DATA SECTION
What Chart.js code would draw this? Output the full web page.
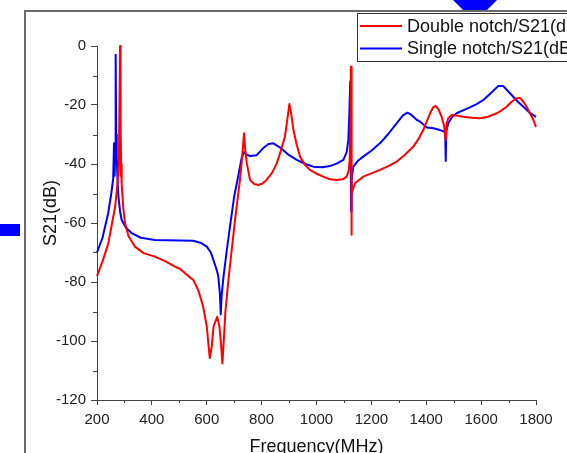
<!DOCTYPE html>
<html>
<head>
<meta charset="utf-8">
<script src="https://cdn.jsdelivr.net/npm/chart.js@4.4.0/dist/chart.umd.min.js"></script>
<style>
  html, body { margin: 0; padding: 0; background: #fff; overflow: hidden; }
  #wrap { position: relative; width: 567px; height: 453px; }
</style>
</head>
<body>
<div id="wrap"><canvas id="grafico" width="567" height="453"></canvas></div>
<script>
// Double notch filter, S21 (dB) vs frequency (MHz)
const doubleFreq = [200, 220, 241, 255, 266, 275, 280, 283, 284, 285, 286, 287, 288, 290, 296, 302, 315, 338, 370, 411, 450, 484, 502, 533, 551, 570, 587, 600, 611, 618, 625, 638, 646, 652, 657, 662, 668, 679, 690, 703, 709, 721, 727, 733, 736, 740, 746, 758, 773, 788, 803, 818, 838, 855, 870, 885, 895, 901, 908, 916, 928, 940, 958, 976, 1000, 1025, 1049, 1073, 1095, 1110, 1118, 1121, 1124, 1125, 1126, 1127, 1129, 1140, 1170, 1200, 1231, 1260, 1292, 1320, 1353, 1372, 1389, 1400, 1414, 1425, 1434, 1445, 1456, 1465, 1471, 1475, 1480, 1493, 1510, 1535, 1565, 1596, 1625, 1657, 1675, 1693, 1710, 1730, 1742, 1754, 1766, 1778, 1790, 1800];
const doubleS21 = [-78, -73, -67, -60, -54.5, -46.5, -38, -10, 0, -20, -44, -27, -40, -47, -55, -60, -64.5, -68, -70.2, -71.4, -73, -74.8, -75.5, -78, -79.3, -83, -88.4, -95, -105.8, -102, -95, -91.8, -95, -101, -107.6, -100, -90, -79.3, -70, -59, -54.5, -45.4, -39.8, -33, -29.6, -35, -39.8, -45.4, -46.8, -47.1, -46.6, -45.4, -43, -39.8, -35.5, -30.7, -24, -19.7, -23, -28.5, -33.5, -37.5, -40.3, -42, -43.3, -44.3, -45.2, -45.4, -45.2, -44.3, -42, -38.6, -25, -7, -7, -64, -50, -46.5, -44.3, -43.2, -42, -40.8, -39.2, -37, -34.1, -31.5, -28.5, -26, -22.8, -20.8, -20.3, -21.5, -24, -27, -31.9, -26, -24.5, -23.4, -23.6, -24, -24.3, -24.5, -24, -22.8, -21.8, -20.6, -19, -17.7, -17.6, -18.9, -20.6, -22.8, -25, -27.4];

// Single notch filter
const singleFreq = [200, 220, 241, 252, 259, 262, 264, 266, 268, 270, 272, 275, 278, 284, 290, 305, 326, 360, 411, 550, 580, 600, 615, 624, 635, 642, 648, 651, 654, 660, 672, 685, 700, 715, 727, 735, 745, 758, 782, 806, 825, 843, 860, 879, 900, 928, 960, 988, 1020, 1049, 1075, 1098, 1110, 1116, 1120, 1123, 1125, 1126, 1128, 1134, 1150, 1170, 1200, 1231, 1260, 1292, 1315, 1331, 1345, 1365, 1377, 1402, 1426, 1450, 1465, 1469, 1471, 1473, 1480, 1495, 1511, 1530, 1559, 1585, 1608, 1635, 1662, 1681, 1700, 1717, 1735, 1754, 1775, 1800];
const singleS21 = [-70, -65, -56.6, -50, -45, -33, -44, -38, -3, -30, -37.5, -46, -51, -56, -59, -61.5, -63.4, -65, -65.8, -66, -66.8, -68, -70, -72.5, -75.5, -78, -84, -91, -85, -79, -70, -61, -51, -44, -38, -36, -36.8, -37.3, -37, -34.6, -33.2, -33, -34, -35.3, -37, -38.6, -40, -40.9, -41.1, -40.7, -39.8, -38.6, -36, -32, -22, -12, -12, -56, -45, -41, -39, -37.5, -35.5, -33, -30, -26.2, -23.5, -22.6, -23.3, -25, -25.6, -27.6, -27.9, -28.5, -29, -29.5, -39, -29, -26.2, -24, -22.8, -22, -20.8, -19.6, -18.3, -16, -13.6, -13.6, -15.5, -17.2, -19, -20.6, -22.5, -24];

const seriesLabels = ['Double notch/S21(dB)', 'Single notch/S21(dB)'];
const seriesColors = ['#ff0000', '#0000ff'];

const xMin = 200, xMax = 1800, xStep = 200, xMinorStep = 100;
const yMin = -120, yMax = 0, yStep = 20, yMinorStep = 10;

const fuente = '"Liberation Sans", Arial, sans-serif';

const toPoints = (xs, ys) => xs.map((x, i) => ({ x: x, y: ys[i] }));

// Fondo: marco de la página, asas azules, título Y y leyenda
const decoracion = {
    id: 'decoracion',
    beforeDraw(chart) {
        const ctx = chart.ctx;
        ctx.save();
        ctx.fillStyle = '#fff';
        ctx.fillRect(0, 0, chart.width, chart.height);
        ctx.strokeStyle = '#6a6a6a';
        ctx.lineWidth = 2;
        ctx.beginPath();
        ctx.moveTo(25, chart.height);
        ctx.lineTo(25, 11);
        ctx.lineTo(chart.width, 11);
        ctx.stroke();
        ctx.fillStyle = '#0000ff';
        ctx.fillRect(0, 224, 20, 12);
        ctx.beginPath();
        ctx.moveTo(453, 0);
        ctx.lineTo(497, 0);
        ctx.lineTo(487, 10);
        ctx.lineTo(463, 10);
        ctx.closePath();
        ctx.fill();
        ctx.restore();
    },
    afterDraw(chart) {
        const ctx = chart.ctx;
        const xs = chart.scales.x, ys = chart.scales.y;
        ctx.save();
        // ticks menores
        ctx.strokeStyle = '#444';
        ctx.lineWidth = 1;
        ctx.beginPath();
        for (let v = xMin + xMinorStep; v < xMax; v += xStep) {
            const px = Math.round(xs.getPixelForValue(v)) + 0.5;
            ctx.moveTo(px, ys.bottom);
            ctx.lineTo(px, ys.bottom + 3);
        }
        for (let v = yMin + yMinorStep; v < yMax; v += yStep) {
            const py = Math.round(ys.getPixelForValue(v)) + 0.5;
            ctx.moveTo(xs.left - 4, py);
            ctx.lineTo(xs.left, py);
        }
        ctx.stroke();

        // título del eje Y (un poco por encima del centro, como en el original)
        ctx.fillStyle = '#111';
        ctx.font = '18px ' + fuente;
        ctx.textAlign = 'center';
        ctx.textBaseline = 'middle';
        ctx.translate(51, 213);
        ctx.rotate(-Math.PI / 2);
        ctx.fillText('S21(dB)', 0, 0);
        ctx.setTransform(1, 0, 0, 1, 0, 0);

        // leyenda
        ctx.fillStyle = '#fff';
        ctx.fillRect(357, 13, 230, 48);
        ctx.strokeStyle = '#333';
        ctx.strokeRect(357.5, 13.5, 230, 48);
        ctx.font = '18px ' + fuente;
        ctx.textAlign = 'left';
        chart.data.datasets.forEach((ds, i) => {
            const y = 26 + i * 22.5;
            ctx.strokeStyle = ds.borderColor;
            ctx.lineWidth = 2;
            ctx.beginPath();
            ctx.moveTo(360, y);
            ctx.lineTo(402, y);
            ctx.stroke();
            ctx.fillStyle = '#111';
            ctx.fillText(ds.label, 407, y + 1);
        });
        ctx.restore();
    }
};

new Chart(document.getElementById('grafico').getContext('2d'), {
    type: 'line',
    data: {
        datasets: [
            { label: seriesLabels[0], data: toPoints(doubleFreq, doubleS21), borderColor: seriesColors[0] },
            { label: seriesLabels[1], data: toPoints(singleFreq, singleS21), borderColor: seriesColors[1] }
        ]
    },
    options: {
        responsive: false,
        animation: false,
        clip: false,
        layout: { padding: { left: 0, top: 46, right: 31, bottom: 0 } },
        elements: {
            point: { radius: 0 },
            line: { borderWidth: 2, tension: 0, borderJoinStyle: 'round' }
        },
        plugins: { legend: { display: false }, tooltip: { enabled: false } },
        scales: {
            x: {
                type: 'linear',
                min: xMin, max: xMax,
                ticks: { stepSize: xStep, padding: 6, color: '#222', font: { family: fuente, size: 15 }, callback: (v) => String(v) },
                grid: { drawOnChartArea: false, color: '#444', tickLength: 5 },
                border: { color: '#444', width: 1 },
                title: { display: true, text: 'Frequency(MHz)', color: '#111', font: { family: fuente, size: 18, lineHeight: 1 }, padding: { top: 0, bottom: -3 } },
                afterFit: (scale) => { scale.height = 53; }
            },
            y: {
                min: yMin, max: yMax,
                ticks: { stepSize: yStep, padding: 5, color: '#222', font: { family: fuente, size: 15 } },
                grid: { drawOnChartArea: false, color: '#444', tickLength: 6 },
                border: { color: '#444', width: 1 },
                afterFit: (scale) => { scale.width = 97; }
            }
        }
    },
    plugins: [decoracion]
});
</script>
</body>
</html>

WHAT IS EXPECTED
Begin at the first line of the data above and repeat each line exactly, stopping after the line containing "-22.8, -25, -27.4];". Omit the pictures.

ANSWER FOR THIS EXERCISE
What Chart.js code would draw this? Output the full web page.
<!DOCTYPE html>
<html>
<head>
<meta charset="utf-8">
<script src="https://cdn.jsdelivr.net/npm/chart.js@4.4.0/dist/chart.umd.min.js"></script>
<style>
  html, body { margin: 0; padding: 0; background: #fff; overflow: hidden; }
  #wrap { position: relative; width: 567px; height: 453px; }
</style>
</head>
<body>
<div id="wrap"><canvas id="grafico" width="567" height="453"></canvas></div>
<script>
// Double notch filter, S21 (dB) vs frequency (MHz)
const doubleFreq = [200, 220, 241, 255, 266, 275, 280, 283, 284, 285, 286, 287, 288, 290, 296, 302, 315, 338, 370, 411, 450, 484, 502, 533, 551, 570, 587, 600, 611, 618, 625, 638, 646, 652, 657, 662, 668, 679, 690, 703, 709, 721, 727, 733, 736, 740, 746, 758, 773, 788, 803, 818, 838, 855, 870, 885, 895, 901, 908, 916, 928, 940, 958, 976, 1000, 1025, 1049, 1073, 1095, 1110, 1118, 1121, 1124, 1125, 1126, 1127, 1129, 1140, 1170, 1200, 1231, 1260, 1292, 1320, 1353, 1372, 1389, 1400, 1414, 1425, 1434, 1445, 1456, 1465, 1471, 1475, 1480, 1493, 1510, 1535, 1565, 1596, 1625, 1657, 1675, 1693, 1710, 1730, 1742, 1754, 1766, 1778, 1790, 1800];
const doubleS21 = [-78, -73, -67, -60, -54.5, -46.5, -38, -10, 0, -20, -44, -27, -40, -47, -55, -60, -64.5, -68, -70.2, -71.4, -73, -74.8, -75.5, -78, -79.3, -83, -88.4, -95, -105.8, -102, -95, -91.8, -95, -101, -107.6, -100, -90, -79.3, -70, -59, -54.5, -45.4, -39.8, -33, -29.6, -35, -39.8, -45.4, -46.8, -47.1, -46.6, -45.4, -43, -39.8, -35.5, -30.7, -24, -19.7, -23, -28.5, -33.5, -37.5, -40.3, -42, -43.3, -44.3, -45.2, -45.4, -45.2, -44.3, -42, -38.6, -25, -7, -7, -64, -50, -46.5, -44.3, -43.2, -42, -40.8, -39.2, -37, -34.1, -31.5, -28.5, -26, -22.8, -20.8, -20.3, -21.5, -24, -27, -31.9, -26, -24.5, -23.4, -23.6, -24, -24.3, -24.5, -24, -22.8, -21.8, -20.6, -19, -17.7, -17.6, -18.9, -20.6, -22.8, -25, -27.4];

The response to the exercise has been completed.